I would personally find that to be very unsatisfactory. Having to re-wind things that have happened is a personal pet peeve. I'll do it when I've screwed up AND if that screw up has worked against the players, but not for any other reason. I'd much prefer that the DM not play our PCs in the first place and give us the option as we approach the enemy.
Nobody is 'playing your PC', you ASKED to go to the fire giant cave, so you were placed there!!!! But see below...
It's different. If I have to tell the DM all the different actions I take in response to all of the possibilities that I can think of, I'm wasting a whole lot of time and thought on stuff that will never be relevant. In a normal DM facing game, you might take precautions against possibilities, but not in the same way. We aren't going to spend a lot of time thinking of strategies to use if the baron is a vampire, if the baroness is a vampire, if the kid down the block is a vampire, etc., or maybe one of them is a lich and all those strategies, or maybe one of them is a...

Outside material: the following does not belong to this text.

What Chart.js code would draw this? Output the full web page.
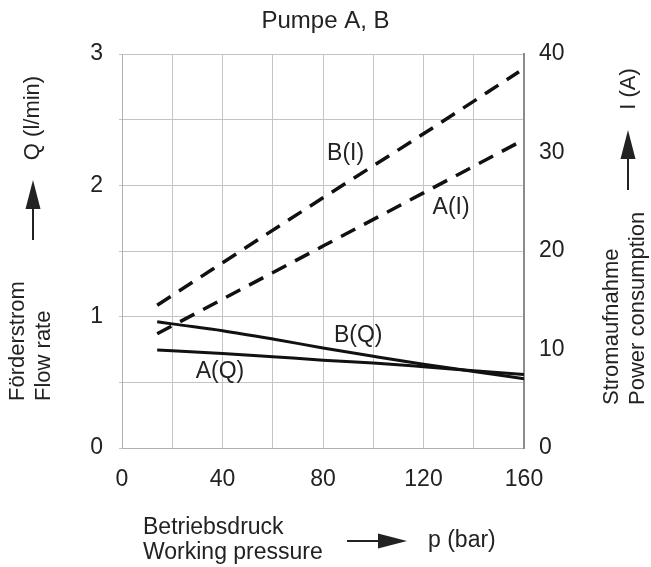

We might grab some stakes and holy water, though. The strategies will happen as wander the baron's castle and see signs of vampires, like no mirrors or food that has no garlic in it. You only have to spend all that time on contingencies if the DM is the type who will take control of your PCs and just walk you into things if you don't tell him everything in advance.
Again, this is based on some weird and never-seen-in-the-real-world concept of Story Now. At least in the case of a D&D-like milieu where this kind of possibility is one that rational people can entertain, a GM who thrust the PCs into a situation where preparation and care would be clearly indicated and signs of trouble are at least a convention of the genre, if not outright a matter of logic, are indicated without any chance to do said prep, seems like a bad GM to me!
OTOH, I can imagine where both a DM-centered game and a Story Now game would do this. Suppose the whole shtick of this vampire family is to fit in with the rest of the world and not be noticed? Maybe that's how they operate, and the whole point is "what do you do when you get dropped into castle Dracula without any prep!?" Its at least a feasible and plausible concept, so I can't categorically condemn it.
PERSONALLY I would think that sniffing out the telltale signs and showing yourselves to be alert, capable, and crafty, would be a big part of any such vampire scenario, so I'd almost undoubtedly frame scenes in which the PCs came to the local tavern of the nearest town, etc. Dark looks, strange remarks, weird happenings, telltale signs of all sorts, and possibly outright explicit warnings given in hushed tones might all happen. These are all perfectly good Story Now elements which could be framed into various prefatory scenes.
Story Now doesn't mandate that characters are simply hurled unprepared without choice into some terrible danger and ultimate crisis willy-nilly. Any such notion is incorrect.
In fact, in Story Now play, if we can examine it for a minute, we will instantly see why this wouldn't happen. For a castle full of vampires to figure in the game, there must be a character need which requires (or at least can be met by) such a thing.
Remember, Story Now is, ideally No Myth, so said castle won't exist simply 'because its on the map'. I guess it could appear as an ancillary detail in some unrelated story line as color simply because the area has been established to be 'dark and evil tree clad mountain ranges decorated with crumbling castles' or somesuch. In that case we're dealing with a minor side issue, a speed bump type of obstacle probably. Here it would seem pretty appropriate for the vampire setup to just appear in a scene frame, be dealt with in the course of whatever, and done.
Otherwise we're dealing with a character need, and probably a player "I want nasty undead" kind of agenda. The character need could be something like "I want to find the monster who took my sister and lay her to rest!" lets say. That would be a very nice BW belief that would probably lead to Castle Dracula!
So, now we know where we are ultimately headed, why would the GM ever simply frame you there without prep? The whole thrust of the story arc is going to be about finding out where this place is, if it even exists, how to get to it, and what sort of dangers lurk there, preparing to overcome them, etc. Visits to the actual castle could happen more than once, perhaps, depending on the details of the story, but presumably there's one big final showdown where everything comes to a head and stakes are to be distributed to undead hearts. Nobody is coming to this suaree unprepared or being scene framed there unexpectedly!